Last August I posted about My Constant Battle. Since then, I’ve realized depression isn’t my only battle. I battle with both depression and anxiety, which are frequent partners in crime. The evidence is clear in my previous post. That post is the buildup of my anxiety about being depressed and being diagnosed with depression.
Today, I finally worked up the courage to ask for help. It was the first time I discussed my anxiety and depression with my doctor, and it wasn’t as bad as the chemical imbalance in my brain made it out to be. I’m not sure what has held me back all these years, or, honestly, why I was never diagnosed with anxiety and depression as a child.

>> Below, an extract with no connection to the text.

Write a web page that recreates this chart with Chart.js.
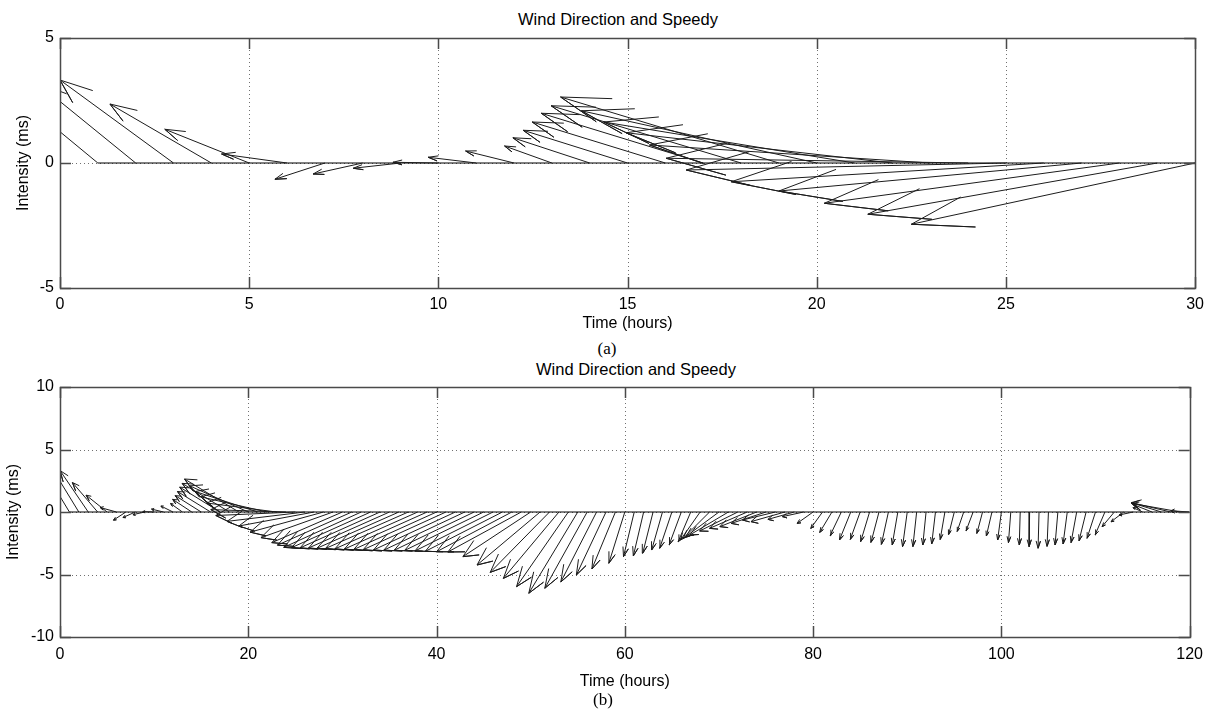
<!DOCTYPE html>
<html>
<head>
<meta charset="utf-8">
<title>Wind Direction and Speedy</title>
<style>
*{padding:0;margin:0;box-sizing:border-box}
body{width:1211px;height:711px;background:#fff;position:relative;overflow:hidden;font-family:'Liberation Sans',Arial,sans-serif;color:#000}
.box{position:absolute;left:0;width:1211px}
.ttl{position:absolute;width:400px;text-align:center;font-size:16.5px;line-height:18px}
.cap{position:absolute;width:400px;text-align:center;font-family:'Liberation Serif','Times New Roman',serif;font-size:17px;line-height:20px}
</style>
</head>
<body>
<div class="ttl" style="top:10px;left:418px">Wind Direction and Speedy</div>
<div class="box" style="top:0;height:336px"><canvas id="chartA"></canvas></div>
<div class="cap" style="top:339px;left:407px">(a)</div>
<div class="ttl" style="top:360px;left:436px">Wind Direction and Speedy</div>
<div class="box" style="top:350px;height:345px"><canvas id="chartB"></canvas></div>
<div class="cap" style="top:690px;left:403px">(b)</div>

<script src="https://cdn.jsdelivr.net/npm/chart.js"></script>
<script>
// hourly wind vectors, hour 1..120 (feather plot: each arrow starts at (hour, 0))
const windU = [
  -2.2, -2.6, -3.0, -2.68, -2.23, -1.73, -1.32, -1.31, -1.25, -1.2,
  -1.27, -1.28, -1.25, -2.03, -2.76, -3.52, -4.28, -5.02, -5.77, -6.22,
  -6.63, -7.04, -7.42, -7.98, -8.45, -8.26, -8.0, -7.8, -7.65, -7.5,
  -7.9, -8.23, -8.4, -8.5, -8.6, -8.7, -8.8, -8.8, -8.8, -8.8,
  -8.8, -8.7, -8.6, -8.5, -8.4, -8.3, -8.2, -8.0, -7.8, -7.2,
  -6.7, -6.3, -5.9, -5.5, -5.2, -4.5, -3.8, -3.15, -2.5, -1.7,
  -1.14, -1.1, -1.1, -1.15, -1.3, -1.3, -1.33, -2.1, -2.8, -3.5,
  -4.1, -4.05, -4.0, -3.9, -3.7, -3.5, -3.6, -2.8, -2.25, -1.7,
  -1.25, -1.3, -1.2, -1.2, -1.05, -0.95, -0.85, -0.75, -0.6, -0.5,
  -0.4, -0.35, -0.4, -0.5, -0.6, -0.7, -0.75, -0.6, -0.6, -0.4,
  -0.25, -0.1, -0.05, -0.1, -0.15, -0.3, -0.45, -0.6, -0.75, -0.9,
  -1.05, -1.3, -1.35, -1.5, -1.0, -2.0, -3.0, -4.2, -5.2, -2.0
];
const windV = [
  2.75, 3.2, 3.32, 2.36, 1.35, 0.36, -0.65, -0.44, -0.21, 0.03,
  0.23, 0.48, 0.68, 1.01, 1.31, 1.64, 1.99, 2.29, 2.64, 2.09,
  1.64, 1.21, 0.72, 0.19, -0.28, -0.75, -1.12, -1.61, -2.05, -2.45,
  -2.65, -2.83, -2.85, -2.87, -2.88, -2.9, -2.92, -2.95, -2.97, -3.0,
  -3.02, -3.04, -3.05, -3.06, -3.08, -3.12, -3.15, -3.18, -3.2, -3.57,
  -4.24, -4.83, -5.31, -5.97, -6.5, -6.1, -5.6, -5.04, -4.56, -4.1,
  -3.57, -3.52, -3.3, -3.04, -2.9, -2.64, -2.37, -2.25, -2.1, -1.95,
  -1.84, -1.52, -1.31, -1.17, -0.91, -0.64, -0.77, -0.59, -0.37, -0.91,
  -1.31, -1.63, -1.89, -2.24, -2.19, -2.37, -2.43, -2.59, -2.64, -2.77,
  -2.77, -2.64, -2.55, -2.2, -1.8, -1.55, -1.5, -1.71, -1.92, -2.24,
  -2.45, -2.64, -2.77, -2.9, -2.75, -2.64, -2.56, -2.45, -2.3, -2.1,
  -1.84, -1.17, -0.78, -0.24, 0.35, 0.6, 0.7, 0.75, 0.7, 0.1
];
const hoursA = 30;   // panel (a): first 30 hours
const hoursB = 120;  // panel (b): all 120 hours
const xTicksA = [0, 5, 10, 15, 20, 25, 30];
const yTicksA = [-5, 0, 5];
const xTicksB = [0, 20, 40, 60, 80, 100, 120];
const yTicksB = [-10, -5, 0, 5, 10];

const FONT = "'Liberation Sans', Arial, sans-serif";
const INK = '#1c1c1c';

// arrow = shaft, then the two barbs (like matlab feather: head at 0.8 of length, +-0.08 wide)
function featherPoints(n) {
  const pts = [];
  for (let k = 0; k < n; k++) {
    const x0 = k + 1, u = windU[k], v = windV[k];
    const tip = { x: x0 + u, y: v };
    pts.push({ x: x0, y: 0 }, tip,
      { x: x0 + 0.8 * u - 0.08 * v, y: 0.8 * v + 0.08 * u }, tip,
      { x: x0 + 0.8 * u + 0.08 * v, y: 0.8 * v - 0.08 * u },
      { x: x0, y: null });
  }
  return pts;
}

// dotted grid, box and inward tick marks
const matlabAxes = {
  id: 'matlabAxes',
  beforeDatasetsDraw(chart) {
    const { ctx, chartArea: a, scales: { x, y } } = chart;
    ctx.save();
    ctx.strokeStyle = '#707070';
    ctx.lineWidth = 1;
    ctx.setLineDash([1, 3]);
    ctx.beginPath();
    x.ticks.forEach(t => {
      if (t.value <= x.min || t.value >= x.max) return;
      const px = Math.round(x.getPixelForValue(t.value)) + 0.5;
      ctx.moveTo(px, a.top); ctx.lineTo(px, a.bottom);
    });
    y.ticks.forEach(t => {
      if (t.value <= y.min || t.value >= y.max) return;
      const py = Math.round(y.getPixelForValue(t.value)) + 0.5;
      ctx.moveTo(a.left, py); ctx.lineTo(a.right, py);
    });
    ctx.stroke();
    ctx.restore();
  },
  afterDatasetsDraw(chart) {
    const { ctx, chartArea: a, scales: { x, y } } = chart;
    const tl = 11;
    ctx.save();
    ctx.strokeStyle = '#4a4a4a';
    ctx.lineWidth = 1.5;
    ctx.beginPath();
    x.ticks.forEach(t => {
      const px = Math.round(x.getPixelForValue(t.value)) + 0.5;
      ctx.moveTo(px, a.top); ctx.lineTo(px, a.top + tl);
      ctx.moveTo(px, a.bottom); ctx.lineTo(px, a.bottom - tl);
    });
    y.ticks.forEach(t => {
      const py = Math.round(y.getPixelForValue(t.value)) + 0.5;
      ctx.moveTo(a.left, py); ctx.lineTo(a.left + tl, py);
      ctx.moveTo(a.right, py); ctx.lineTo(a.right - tl, py);
    });
    ctx.stroke();
    ctx.strokeRect(Math.round(a.left) + 0.5, Math.round(a.top) + 0.5,
      Math.round(a.right - a.left), Math.round(a.bottom - a.top));
    ctx.restore();
  }
};

function makeFeather(id, n, xTicks, yTicks, xStep, yStep, lay) {
  new Chart(document.getElementById(id), {
    type: 'scatter',
    data: {
      datasets: [
        { data: featherPoints(n), showLine: true, spanGaps: false, borderColor: INK, borderWidth: 1, pointRadius: 0, tension: 0 },
        { data: [{ x: 1, y: 0 }, { x: n, y: 0 }], showLine: true, borderColor: '#000', borderWidth: 1.2, pointRadius: 0 }
      ]
    },
    options: {
      responsive: true,
      maintainAspectRatio: false,
      animation: false,
      layout: { padding: { top: lay.top, right: 15, bottom: 0, left: 0 } },
      plugins: { legend: { display: false }, tooltip: { enabled: false } },
      scales: {
        x: {
          type: 'linear', min: xTicks[0], max: xTicks[xTicks.length - 1],
          afterFit: s => { s.height = lay.xAxisH; },
          grid: { display: false, drawTicks: false },
          border: { display: false },
          ticks: { stepSize: xStep, padding: lay.tickPad, color: '#000', maxRotation: 0, autoSkip: false, font: { family: FONT, size: 16 } },
          title: { display: true, text: 'Time (hours)', color: '#000', padding: { top: 0, bottom: lay.xTitlePad }, font: { family: FONT, size: 16 } }
        },
        y: {
          type: 'linear', min: yTicks[0], max: yTicks[yTicks.length - 1],
          afterFit: s => { s.width = 60; },
          grid: { display: false, drawTicks: false },
          border: { display: false },
          ticks: { stepSize: yStep, padding: 6, color: '#000', font: { family: FONT, size: 16 } },
          title: { display: true, text: 'Intensity (ms)', color: '#000', padding: { top: lay.yTitlePad, bottom: 0 }, font: { family: FONT, size: 16 } }
        }
      }
    },
    plugins: [matlabAxes]
  });
}

makeFeather('chartA', hoursA, xTicksA, yTicksA, 5, 5, { top: 38, xAxisH: 48, tickPad: 7, xTitlePad: 3, yTitlePad: 14 });
makeFeather('chartB', hoursB, xTicksB, yTicksB, 20, 5, { top: 37, xAxisH: 58, tickPad: 8, xTitlePad: 4, yTitlePad: 4 });
</script>
</body>
</html>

No experience I’ve encountered in life has been as bad as the crazy scenarios I make up in my head. When I was a kid, I thought it was just test anxiety, but I realize now it’s much greater than being stressed over a test. In fact, I can’t remember the last time I wasn’t stressed about something, and most of the time it’s the silly things. You know, the stuff I can’t control. I barely slept last night because I was antagonizing over what was going to happen at my doctor’s appointment, and of course I had anxiety-induced dreams.
Several of the entries I’ve posted to this blog highlight my struggles with anxiety. I’m ready to begin moving forward, making notes of the triggers, and striving to achieve a healthier, stress-reduced lifestyle. The best part is I don’t have to do it alone like I’ve chosen to in the past. There are systems of support available to help me, and I’m ready to start utilizing them. I’m ready to become a better me.
There’s a purpose for everything in life, and I have always been a firm believer in that. I’ve spent a long time dwelling on my frustrations with my job, believing that I’m stagnant in my career. But I’m not. It’s working with families who have children who struggle with same day-to-day life challenges that I do that has opened my eyes to my own mental health challenge and the options available. Without having had this as my first job, I don’t know where I would be right now. Probably living at home with my mom being stagnant.
I’m better than that, and it’s because of the work I’ve done these last four and a half years. I might not feel like I’ve grown much professionally, but I have in fact grown. I have grown so much personally and professionally. Now I have the tools I need to achieve my maximum potential in whatever career path I choose to pursue.